Extract all lines from the data beneath that include the word "this".

━━━━━ Given data ━━━━━

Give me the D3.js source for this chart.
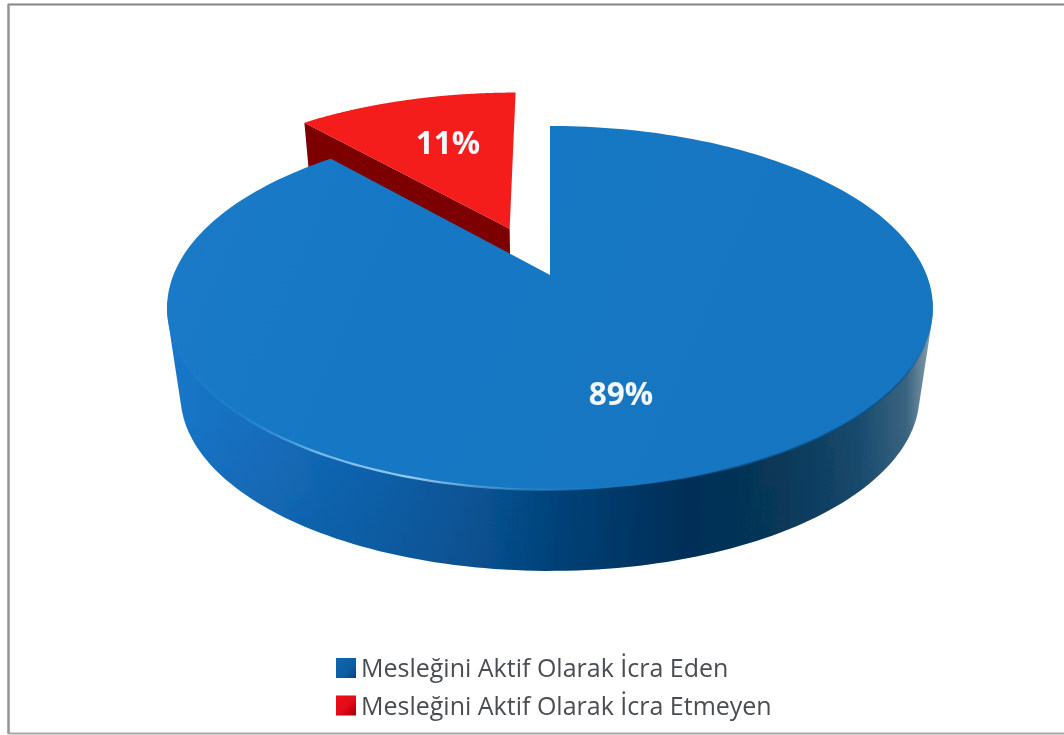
<!DOCTYPE html>
<html><head><meta charset="utf-8">
<script src="https://cdn.jsdelivr.net/npm/d3@7"></script>
<style>html,body{margin:0;padding:0;background:#fff}svg{display:block}</style>
</head><body><svg id="c" width="1064" height="735"></svg>
<script>
const categories = ["Mesleğini Aktif Olarak İcra Eden", "Mesleğini Aktif Olarak İcra Etmeyen"];
const values = [88.51, 11.49];
const labels = ["89%", "11%"];
const explode = [0, 0.298];

const W = 1064, H = 735;
const svg = d3.select("#c");
const defs = svg.append("defs");

// perspective projection of the unit disc
const cx = 550, cy = 275, kP = 0.181, aP = 176, bP = 376.6;
const vpY = 2804, sV = 0.965;
const explodeSkew = -1.5 * Math.PI / 180;
const project = (X, Y) => [cx + bP * X / (1 + kP * Y), cy - aP * Y / (1 + kP * Y)];
const drop = ([x, y]) => [cx + sV * (x - cx), vpY + sV * (y - vpY)];
const line = d3.line();

const arcs = d3.pie().sort(null).value(d => d)(values);
const rimAngle = d3.scaleLinear().domain([0, 1]);

function slicePts(arc, i) {
  const mid = (arc.startAngle + arc.endAngle) / 2 + explodeSkew;
  const ox = Math.sin(mid) * explode[i], oy = Math.cos(mid) * explode[i];
  rimAngle.range([arc.startAngle, arc.endAngle]);
  const rim = d3.range(0, 1.0001, 1 / 240).map(t => {
    const a = rimAngle(t);
    return project(Math.sin(a) + ox, Math.cos(a) + oy);
  });
  return { rim, apex: project(ox, oy) };
}

function grad(id, stops, x1, y1, x2, y2) {
  const g = defs.append("linearGradient").attr("id", id).attr("gradientUnits", "userSpaceOnUse")
    .attr("x1", x1).attr("y1", y1).attr("x2", x2).attr("y2", y2);
  stops.forEach(s => g.append("stop").attr("offset", s[0]).attr("stop-color", s[1]).attr("stop-opacity", s[2] === undefined ? 1 : s[2]));
}
grad("wallBlue", [[0, "#1a76c8"], [0.12, "#156ebd"], [0.28, "#0f62ac"], [0.42, "#085495"], [0.52, "#044279"], [0.68, "#022e56"], [0.8, "#083858"], [0.9, "#174a6c"], [0.965, "#3a6480"], [1, "#8aa2b0"]], 167, 0, 933, 0);
grad("wallShade", [[0, "#00305a", 0], [1, "#00305a", 0.16]], 0, 420, 0, 571);
grad("topBlue", [[0, "#1a7ac8"], [0.5, "#1877c3"], [1, "#1675bf"]], 167, 126, 933, 450);
grad("rimLight", [[0, "#3fa0e8", 0], [0.1, "#3aa0ea", 0.25], [0.2, "#7fc0ee", 0.9], [0.32, "#a6d4f3", 0.9], [0.46, "#5aa8dc", 0.45], [0.6, "#2c7fb8", 0], [1, "#2c7fb8", 0]], 167, 0, 933, 0);
grad("rimDark", [[0, "#0a4f86", 0], [0.6, "#0a4f86", 0], [0.75, "#0a4f86", 0.6], [0.95, "#0a4f86", 0.7], [1, "#0a4f86", 0]], 167, 0, 933, 0);
grad("legBlue", [[0, "#0f68b2"], [0.65, "#0b5c9f"], [1, "#083f78"]], 336, 658, 356, 678);
grad("legRed", [[0, "#f00c16"], [0.65, "#dc0612"], [1, "#96040c"]], 336, 696, 356, 716);

const soft = defs.append("filter").attr("id", "soft").attr("x", "-5%").attr("y", "-5%").attr("width", "110%").attr("height", "110%");
soft.append("feGaussianBlur").attr("stdDeviation", 0.7);
const softT = defs.append("filter").attr("id", "softT").attr("x", "-5%").attr("y", "-20%").attr("width", "110%").attr("height", "140%");
softT.append("feGaussianBlur").attr("stdDeviation", 0.5);

const g = svg.append("g").attr("filter", "url(#soft)");
g.append("rect").attr("x", 0).attr("y", 0).attr("width", W).attr("height", H).attr("fill", "#fff");

// red slice (behind)
const red = slicePts(arcs[1], 1);
const redLeft = red.rim[0];
g.append("path").attr("fill", "#7b0204")
  .attr("d", line([redLeft, red.apex, drop(red.apex), drop(redLeft)]) + "Z");
g.append("path").attr("fill", "#f51a1c")
  .attr("d", line([red.apex, ...red.rim]) + "Z");

// blue slice wall: silhouette of the front rim and its lower copy
const blue = slicePts(arcs[0], 0);
const front = blue.rim.filter(p => p[1] > 300);
const bandD = line(d3.polygonHull([...front, ...front.map(drop)])) + "Z";
g.append("path").attr("d", bandD).attr("fill", "url(#wallBlue)");
g.append("path").attr("d", bandD).attr("fill", "url(#wallShade)");

// blue top
g.append("path").attr("d", line([blue.apex, ...blue.rim]) + "Z").attr("fill", "url(#topBlue)");
// front-rim highlight and shade
const rimFront = front.filter(p => p[1] > 340);
g.append("path").attr("d", line(rimFront)).attr("fill", "none").attr("stroke", "url(#rimLight)").attr("stroke-width", 2.2);
g.append("path").attr("d", line(rimFront)).attr("fill", "none").attr("stroke", "url(#rimDark)").attr("stroke-width", 2);

// frame
g.append("line").attr("x1", 8).attr("x2", W).attr("y1", 4.5).attr("y2", 4.5).attr("stroke", "#858585").attr("stroke-width", 2);
g.append("line").attr("x1", 8.5).attr("x2", 8.5).attr("y1", 4).attr("y2", 734).attr("stroke", "#939393").attr("stroke-width", 2.5);
g.append("line").attr("x1", 8).attr("x2", W).attr("y1", 733.5).attr("y2", 733.5).attr("stroke", "#a8a8a8").attr("stroke-width", 2);

// data labels
const labelX = [621, 448], labelY = [394, 143];
svg.selectAll("text.lab").data(labels).join("text").attr("class", "lab")
  .attr("x", (d, i) => labelX[i]).attr("y", (d, i) => labelY[i]).attr("dy", "0.36em")
  .attr("text-anchor", "middle").attr("fill", "#f4f7fa").attr("filter", "url(#softT)")
  .attr("font-family", "'Open Sans', sans-serif").attr("font-weight", 700).attr("font-size", 31.5)
  .text(d => d);

// legend
const legY = d3.scalePoint().domain(categories).range([668, 705.5]);
const legend = svg.selectAll("g.leg").data(categories).join("g").attr("class", "leg")
  .attr("transform", d => `translate(0,${legY(d)})`);
defs.selectAll("linearGradient").filter(function () { return this.id.startsWith("leg"); })
  .attr("gradientUnits", "objectBoundingBox").attr("x1", 0).attr("y1", 0).attr("x2", 1).attr("y2", 1);
legend.append("rect").attr("x", 336).attr("y", -10).attr("width", 20).attr("height", 20)
  .attr("filter", "url(#softT)")
  .attr("fill", (d, i) => i ? "url(#legRed)" : "url(#legBlue)");
legend.append("text").attr("x", 361).attr("y", 0).attr("dy", "0.36em").attr("filter", "url(#softT)")
  .attr("fill", "#4a4e52").attr("font-family", "'Open Sans', sans-serif").attr("font-size", 25)
  .text(d => d);
</script></body></html>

━━━━━

Task answer:
Give me the D3.js source for this chart.
defs.selectAll("linearGradient").filter(function () { return this.id.startsWith("leg"); })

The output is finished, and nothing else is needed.